There's a reason it sounds crazy. Several 'inherently safe' reactors overheated, cores melted, they exploded and spread 'inherently safe' radiation over large populated areas. That radiation caused the government to forbid people living there, and to spend tens of billions to try to clean up that widespread radiation. The hundred of billions in decommissioning costs of those reactors could have created liberating renewable energy and storage. Instead they're being wasted on fixing 'inherent safety'.
Had the exposed 100s of tons of stored-in-the-air waste fuel rods lost their cooling water, they might have melted into huge blobs of uncontrollable, unquenchable masses, throwing uncountable curies of radiation into the atmosphere. We all were very -lucky- that they didn't. And it was nothing but luck. Luck is not inherent.
The problem is when these dice are rolled, every living organism on the planet has to live with the outcome. Some call that an acceptable risk. Sounds crazy to me.
The reason is because humans don't think very well at the large scale, and tend to obsess over the small.
In this case, there are massive positives to nuclear and people focus in very hard on the literally-happened-twice-with-pre-CAD-designs accidents.
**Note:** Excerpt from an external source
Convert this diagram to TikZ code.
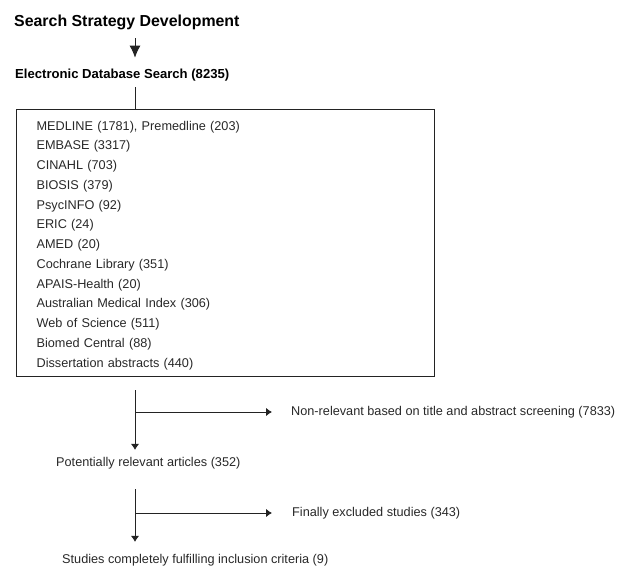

These accidents are bad, but pale into insignificance compared to the good that these nuclear plants have done. And Fukushima was in the context of a disaster that was outside design spec, so it arguably does represent a significant improvement over Chernobyl. The design specs for nuclear plants have been continuously tightened, so I doubt it would have been possible with a modern design.
Everything about the Fukushima disaster suggests that the response has been a bit paranoid. Objectively speaking, the evacuation was overzealous and according to the comments here today the Japanese government decided that the standards around what was acceptable background radiation were too unreasonable so wound them back.
Compare Fukushima to global warming (which I am occasionally assured is an civilization level threat). The civilisation level threat is business as usual, the nuclear solution is a Fukushima-city level threat. Governments routinely sign up for risks that are more likely and more expensive than Fukushima; albeit more spread out in time. Given what the environmentalists are saying about Global Warming it is clearly the case that everyone who could should have switched to nuclear power back in the 90s.
Even now, when it is starting to look more obvious that solar is the path we will choose, it is still a pretty reasonable suggestion that the environmental costs of mining, producing and installing the solar panels will outweigh the damage done by a nuclear disaster, just in a less concentrated fashion. Given that the Chinese have demonstrated how quickly a new city can be built the argument in favor of solar is - ironically - mainly economic rather than environmental.
Had the exposed 100s of tons of stored-in-the-air waste fuel rods lost their cooling water, they might have melted into huge blobs of uncontrollable, unquenchable masses, throwing uncountable curies of radiation into the atmosphere. We all were very -lucky- that they didn't. And it was nothing but luck. Luck is not inherent.
The problem is when these dice are rolled, every living organism on the planet has to live with the outcome. Some call that an acceptable risk. Sounds crazy to me.